Why You Need to Optimize for Bing

For those of you with a good memory and those that follow uber geek news you may recall an agreement about a year ago where the Microsoft Bing search engine would start powering the Yahoo search results.

The driver behind the agreement is to release the burden of Yahoo competing head to head with Google in search technology, allowing them to focus on what they do best; providing a content portal and selling ads.  From Microsoft’s standpoint they are committed to making the investment in search technology and this provides another source of revenue and traffic for them.  I see this as a win-win for both companies and webmasters alike, who have one less search engine to worry about.

More recently there has been an announcement of layoffs of Yahoo! Search staff which leads us to speculate the transition to Bing search results is imminent.

Most webmasters heavily rely on Google traffic and rarely even consider the optimization effort for other search engines.  This has been a fine strategy but if you are not thinking about this transition you may wake up to a decrease in search traffic.  Another point of interest is that Bing has been gaining market share and may become increasingly relevant.
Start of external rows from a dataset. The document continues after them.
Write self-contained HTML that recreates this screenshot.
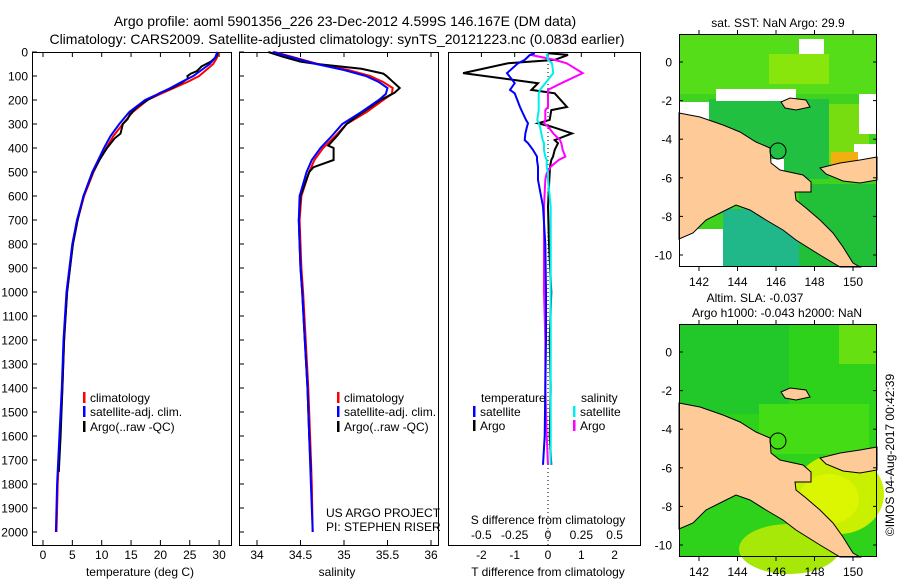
<!DOCTYPE html>
<html><head><meta charset="utf-8"><style>
body{margin:0;background:#fff;}
svg{display:block;font-family:"Liberation Sans",sans-serif;}
</style></head><body>
<svg id="fig" width="900" height="580" viewBox="0 0 900 580">
<g id="g"></g>
</svg>
<script>
// ---------- data ----------
const climDepth=[0,25,50,75,100,125,150,175,200,250,300,350,400,450,500,600,700,800,900,1000,1200,1400,1600,1800,2000];
const climTemp=[29.9,29.6,29.0,27.8,26.6,24.6,22.3,20.0,17.8,15.3,13.6,12.0,10.8,9.6,8.6,7.0,5.9,5.1,4.6,4.1,3.6,3.3,2.9,2.5,2.3];
const satTemp=[29.7,29.3,28.4,27.0,25.6,23.6,21.7,19.6,17.4,14.7,13.0,11.5,10.4,9.4,8.4,6.9,5.8,5.0,4.5,4.0,3.5,3.2,2.8,2.4,2.2];
const argoDepth=[0,20,40,60,80,90,100,110,130,150,170,200,230,260,280,300,320,340,360,400,450,500,600,700,800,900,1000,1200,1400,1600,1750];
const argoTemp=[29.8,29.5,28.6,27.0,26.2,25.2,24.6,24.7,23.5,22.0,20.0,17.8,16.0,14.8,14.4,13.6,13.4,13.2,12.2,10.9,9.6,8.5,6.9,5.9,5.1,4.6,4.1,3.6,3.3,3.0,2.7];
const climSal=[34.2,34.45,34.7,35.05,35.3,35.45,35.56,35.55,35.45,35.26,35.03,34.9,34.76,34.66,34.6,34.51,34.49,34.5,34.51,34.53,34.56,34.59,34.61,34.63,34.64];
const satSal=[34.18,34.43,34.68,35.0,35.25,35.4,35.5,35.48,35.4,35.2,34.98,34.86,34.73,34.63,34.57,34.49,34.48,34.49,34.5,34.52,34.55,34.58,34.6,34.62,34.64];
const argoSalDepth=[0,20,40,50,70,90,100,120,150,170,200,250,300,350,390,400,450,480,500,600,700,800,900,1000,1200,1400,1600,1750];
const argoSal=[34.13,34.3,34.5,34.69,35.2,35.45,35.49,35.55,35.64,35.58,35.42,35.22,35.03,34.92,34.82,34.88,34.88,34.65,34.6,34.5,34.48,34.49,34.5,34.52,34.55,34.58,34.6,34.62];
const diffDepth=[5,12,33,47,88,130,158,172,229,242,283,297,311,339,367,380,408,436,450,478,505,533,644,800,1000,1200,1400,1600,1720];
const dTsat=[-0.4,-0.54,-0.7,-0.9,-1.23,-1.0,-1.14,-1.0,-0.84,-0.8,-0.66,-0.6,-0.63,-0.68,-0.7,-0.6,-0.45,-0.33,-0.33,-0.3,-0.3,-0.3,-0.15,-0.08,-0.06,-0.06,-0.08,-0.1,-0.15];
const dTargo=[0,0.6,0.2,-1.2,-2.55,-0.3,-0.5,0.2,0.57,0.1,0.05,-0.3,0.1,0.72,0.2,0.3,0.2,0.15,0.1,0.06,0.05,0.04,0.0,0.03,0.1,0.05,0.08,0.05,0.1];
const dSsat=[0.0,-0.01,0.0,0.03,0.04,-0.02,-0.06,-0.07,-0.07,-0.07,-0.08,-0.07,-0.06,-0.05,-0.04,-0.03,-0.03,-0.02,-0.01,-0.01,0.0,0.0,0.02,0.02,0.02,0.02,0.02,0.02,0.02];
const dSargo=[-0.1,-0.13,0.05,0.14,0.26,0.1,0.0,0.0,0.0,-0.02,-0.02,-0.03,0.0,0.04,0.09,0.1,0.11,0.13,0.08,0.02,-0.01,-0.02,-0.03,-0.03,-0.03,-0.02,-0.02,-0.01,0.0];
const depthTicks=[0,100,200,300,400,500,600,700,800,900,1000,1100,1200,1300,1400,1500,1600,1700,1800,1900,2000];
const tempTicks=[0,5,10,15,20,25,30];
const salTicks=[34,34.5,35,35.5,36];
const tDiffTicks=[-2,-1,0,1,2];
const sDiffTicks=[-0.5,-0.25,0,0.25,0.5];
const sDiffLabels=["-0.5","-0.25","0","0.25","0.5"];
const latTicks=[0,-2,-4,-6,-8,-10];
const lonTicks=[142,144,146,148,150];

// ---------- helpers ----------
const NS="http://www.w3.org/2000/svg";
const G=document.getElementById('g');
function mk(tag,attrs,parent){const e=document.createElementNS(NS,tag);for(const k in attrs)e.setAttribute(k,attrs[k]);(parent||G).appendChild(e);return e;}
function txt(x,y,s,anchor,size,parent){const t=mk('text',{x:x,y:y,'text-anchor':anchor||'start','font-size':size||13,fill:'#000'},parent);t.textContent=s;return t;}
const yD=d=>52+d*0.24;
const xT=t=>43+t*5.87;
const xS=s=>257+(s-34)*87;
const xdT=v=>548+v*33.3;
const xdS=v=>548+v*133.3;
function line(xs,ds,xf,color,name){
  const p=xs.map((v,i)=>xf(v).toFixed(1)+','+yD(ds[i]).toFixed(1)).join(' ');
  const l=mk('polyline',{points:p,fill:'none',stroke:color,'stroke-width':2});
  
  
}
function frame(x0,x1,name){
  const r=mk('rect',{x:x0+0.5,y:52.5,width:x1-x0,height:493,fill:'none',stroke:'#000','stroke-width':1});
  
  
}

// titles
let t1=txt(345,26,"Argo profile: aoml 5901356_226 23-Dec-2012 4.599S 146.167E (DM data)",'middle',14);


let t2=txt(337,44,"Climatology: CARS2009. Satellite-adjusted climatology: synTS_20121223.nc (0.083d earlier)",'middle',14);



// frames
frame(32,231,'temperature-panel');
frame(239,438,'salinity-panel');
frame(448,640,'difference-panel');

// depth ticks
depthTicks.forEach(d=>{
  const y=yD(d);
  mk('line',{x1:32,x2:37,y1:y,y2:y,stroke:'#000'});
  mk('line',{x1:239,x2:244,y1:y,y2:y,stroke:'#000'});
  const l=txt(28,y+4.5,String(d),'end',12);
  
  
});
tempTicks.forEach(v=>{const x=xT(v);mk('line',{x1:x,x2:x,y1:52,y2:57,stroke:'#000'});mk('line',{x1:x,x2:x,y1:545,y2:540,stroke:'#000'});
  const l=txt(x,559,String(v),'middle',12);
  
  });
salTicks.forEach(v=>{const x=xS(v);mk('line',{x1:x,x2:x,y1:52,y2:57,stroke:'#000'});mk('line',{x1:x,x2:x,y1:545,y2:540,stroke:'#000'});
  const l=txt(x,559,String(v),'middle',12);
  
  });
tDiffTicks.forEach(v=>{const x=xdT(v);mk('line',{x1:x,x2:x,y1:52,y2:57,stroke:'#000'});
  const l=txt(x,559,String(v),'middle',12);
  
  });
sDiffTicks.forEach((v,i)=>{const x=xdS(v);
  const l=txt(x,539,sDiffLabels[i],'middle',12);
  
  });
let a1=txt(140,576,"temperature (deg C)",'middle',12);
let a2=txt(337,576,"salinity",'middle',12);
let a3=txt(548,576,"T difference from climatology",'middle',12);
let a4=txt(548,524,"S difference from climatology",'middle',12);

// zero dotted line
mk('line',{x1:548,x2:548,y1:52,y2:545,stroke:'#000','stroke-dasharray':'1,3'});

// series
line(climTemp,climDepth,xT,'#f00','temp-climatology-line');
line(argoTemp,argoDepth,xT,'#000','temp-argo-line');
line(satTemp,climDepth,xT,'#00f','temp-satellite-line');
line(climSal,climDepth,xS,'#f00','sal-climatology-line');
line(argoSal,argoSalDepth,xS,'#000','sal-argo-line');
line(satSal,climDepth,xS,'#00f','sal-satellite-line');
line(dTargo,diffDepth,xdT,'#000','t-diff-argo-line');
line(dSargo,diffDepth,xdS,'#f0f','s-diff-argo-line');
line(dTsat,diffDepth,xdT,'#00f','t-diff-satellite-line');
line(dSsat,diffDepth,xdS,'#0ee','s-diff-satellite-line');

// legends
function leg(x,y,color,label,name){
  mk('rect',{x:x,y:y-10,width:2.5,height:11,fill:color});
  const t=txt(x+7,y,label,'start',12);
  
  
}
leg(83,402,'#f00','climatology','legend-climatology');
leg(83,416,'#00f','satellite-adj. clim.','legend-satellite');
leg(83,431,'#000','Argo(..raw -QC)','legend-argo');
leg(337,402,'#f00','climatology','legend2-climatology');
leg(337,416,'#00f','satellite-adj. clim.','legend2-satellite');
leg(337,431,'#000','Argo(..raw -QC)','legend2-argo');
let lt=txt(481,402,'temperature','start',12);
let ls=txt(581,402,'salinity','start',12);
leg(473,416,'#00f','satellite','legend-t-satellite');
leg(473,430,'#000','Argo','legend-t-argo');
leg(573,416,'#0ee','satellite','legend-s-satellite');
leg(573,430,'#f0f','Argo','legend-s-argo');
let pr1=txt(326,517,'US ARGO PROJECT','start',12);
let pr2=txt(326,531,'PI: STEPHEN RISER','start',12);

// ---------- maps ----------
const land="0,79 21,83 44,91 61,98 77,108 91,114 92,129 101,136 124,141 132,148 132,158 116,158 117,166 127,174 141,186 154,199 164,213 174,229 181,233 161,233 141,221 117,206 104,196 87,186 71,176 57,171 47,176 27,186 14,199 0,205";
const nb="141,134 161,129 181,126 198,123 198,146 181,149 164,147 147,140";
const isl="102,68 111,64 127,66 131,73 117,76 106,74";
function map(oy,name,sst){
  const g=mk('g',{transform:'translate(679,'+oy+')'});
  
  
  if(sst){
    mk('rect',{x:0,y:0,width:198,height:233,fill:'#3fd21e'},g);
    mk('rect',{x:0,y:0,width:198,height:60,fill:'#55dd1a'},g);
    mk('rect',{x:90,y:20,width:60,height:30,fill:'#88e60c'},g);
    mk('rect',{x:120,y:70,width:70,height:60,fill:'#77dd10'},g);
    mk('rect',{x:30,y:65,width:120,height:80,fill:'#22c040'},g);
    mk('rect',{x:0,y:68,width:30,height:20,fill:'#fff'},g);
    mk('rect',{x:37,y:55,width:80,height:12,fill:'#fff'},g);
    mk('rect',{x:120,y:5,width:25,height:15,fill:'#fff'},g);
    mk('rect',{x:180,y:60,width:18,height:40,fill:'#fff'},g);
    mk('rect',{x:175,y:110,width:23,height:35,fill:'#fff'},g);
    mk('rect',{x:90,y:125,width:15,height:25,fill:'#fff'},g);
    mk('rect',{x:152,y:118,width:27,height:15,fill:'#f2b010'},g);
    mk('rect',{x:0,y:195,width:48,height:38,fill:'#fff'},g);
    mk('rect',{x:44,y:175,width:115,height:58,fill:'#20b888'},g);
    mk('rect',{x:120,y:150,width:78,height:83,fill:'#22c038'},g);
  } else {
    mk('rect',{x:0,y:0,width:198,height:233,fill:'#2ed21a'},g);
    mk('rect',{x:0,y:0,width:110,height:90,fill:'#22c82a'},g);
    mk('rect',{x:80,y:80,width:110,height:50,fill:'#44dc14'},g);
    mk('ellipse',{cx:160,cy:170,rx:45,ry:40,fill:'#c8f000'},g);
    mk('ellipse',{cx:150,cy:175,rx:30,ry:25,fill:'#dcf500'},g);
    mk('ellipse',{cx:110,cy:225,rx:50,ry:25,fill:'#a8e808'},g);
    mk('rect',{x:160,y:0,width:38,height:40,fill:'#66e010'},g);
  }
  mk('polygon',{points:land,fill:'#fdca98',stroke:'#000','stroke-width':1},g);
  mk('polygon',{points:nb,fill:'#fdca98',stroke:'#000','stroke-width':1},g);
  mk('polygon',{points:isl,fill:'#fdca98',stroke:'#000','stroke-width':1},g);
  mk('circle',{cx:99,cy:117,r:8,fill:'none',stroke:'#000'},g);
  mk('rect',{x:0.5,y:0.5,width:197,height:232,fill:'none',stroke:'#000'},g);
  latTicks.forEach(v=>{const y=28+(-v)*19.3;
    mk('line',{x1:0,x2:4,y1:y,y2:y,stroke:'#000'},g);mk('line',{x1:198,x2:194,y1:y,y2:y,stroke:'#000'},g);
    const l=txt(-7,y+4.5,String(v),'end',12,g);
    
    });
  lonTicks.forEach(v=>{const x=20+(v-142)*19.25;
    mk('line',{x1:x,x2:x,y1:0,y2:-4,stroke:'#000'},g);mk('line',{x1:x,x2:x,y1:233,y2:237,stroke:'#000'},g);
    const l=txt(x,252,String(v),'middle',12,g);
    
    });
}
map(34,'sst-map',true);
map(324,'sla-map',false);
let m1=txt(778,27,'sat. SST: NaN Argo: 29.9','middle',12);
let m2=txt(755,302,'Altim. SLA: -0.037','middle',12);
let m3=txt(777,317,'Argo h1000: -0.043 h2000: NaN','middle',12);
let cp=txt(0,0,'©IMOS 04-Aug-2017 00:42:39','middle',12);
cp.setAttribute('transform','translate(894,455) rotate(-90)');


</script>
</body></html>
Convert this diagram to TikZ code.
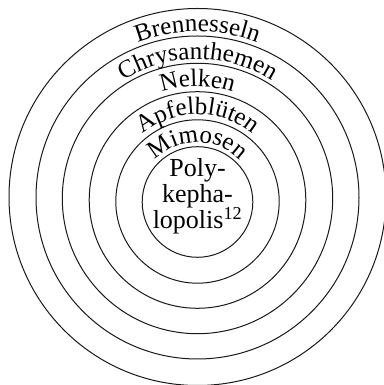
\documentclass[tikz,border=0pt]{standalone}
\usepackage{fontspec}
\setmainfont{Liberation Serif}
\usetikzlibrary{decorations.text,calc}
\tikzset{
  ring/.style={draw=black!90, line width=1pt},
  arclabel/.style={decorate, decoration={text along path, text align=center, text={#1}}},
  centertext/.style={font=\fontsize{26}{27}\selectfont, anchor=base, inner sep=0pt}
}
\newcommand{\arcfont}{\fontsize{25}{27}\selectfont}
\begin{document}
\begin{tikzpicture}[x=1pt,y=1pt]
\useasboundingbox (0,0) rectangle (383,385);
\coordinate (c6) at (197.5,188);
\coordinate (c5) at (197.5,187.5);
\coordinate (c4) at (197.5,186.5);
\coordinate (c3) at (197.5,185);
\coordinate (c2) at (197.5,183.5);
\coordinate (c1) at (197.5,183);
\draw[ring] (c6) circle[radius=188.5pt];
\draw[ring] (c5) circle[radius=161.5pt];
\draw[ring] (c4) circle[radius=135.2pt];
\draw[ring] (c3) circle[radius=108.3pt];
\draw[ring] (c2) circle[radius=81.7pt];
\draw[ring] (c1) circle[radius=55.3pt];
\path[arclabel={|\arcfont|Brennesseln}] ($(c5)+(180:166)$) arc[start angle=180, end angle=0, radius=166pt];
\path[arclabel={|\arcfont|Chrysanthemen}] ($(c4)+(180:139.5)$) arc[start angle=180, end angle=0, radius=139.5pt];
\path[arclabel={|\arcfont|Nelken}] ($(c3)+(180:113.5)$) arc[start angle=180, end angle=0, radius=113.5pt];
\path[arclabel={|\arcfont|Apfelblüten}] ($(c2)+(180:87)$) arc[start angle=180, end angle=0, radius=87pt];
\path[arclabel={|\arcfont|Mimosen}] ($(c1)+(180:59.5)$) arc[start angle=180, end angle=0, radius=59.5pt];
\node[centertext] (l1) at (197.5,208) {Poly-};
\node[centertext] (l2) at (197.5,182) {kepha-};
\node[centertext] (l3) at (197.5,156) {lopolis\textsuperscript{12}};
\end{tikzpicture}
\end{document}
Here is a breakdown of market share:

  • Google Sites 63.70%
  • Yahoo! Sites 18.30%
  • Microsoft Sites 12.10%

For WhyDoWork here is a breakdown of our search traffic:

  1. Google 91.28%
  2. Yahoo 4.14%
  3. Bing 1.69%
  4. Other 6.27%

Now in theory you may assume that after the switch we will see 5.83% bing traffic but this is not necessarily the case.  If we rank poorly in Bing relatively to our competitors we will see a decrease in search traffic after the switch.  If we rank better relatively to our competitors in Bing we will see an increase.

So How Can You Rank High In Bing?

Truthfully the answer is that the same techniques used in determining your Google ranking is conceptually the same as what determines your Bing ranking [backlinks, keyword optimization, meta tags, title tags, url keywords, etc].  If you would like to read about this theory here is a detailed analysis from SEOMoz, the webs authority in SEO.

Should I do Nothing to Optimize for Bing?

Not really.  While your conceptual website design and SEO techniques should be the same there are things you can do above and beyond.  A great technique is to run search query tests for main keywords and deep links for search terms you expect to rank well for.  See where you rank and analyse the people who are higher in the rankings then you.  What are they doing different?

The Open Site Explorer is my favorite tool for this type of investigation.  Check out your competitors backlinks vs your own.  Maybe it will give you some tips.

Good Luck!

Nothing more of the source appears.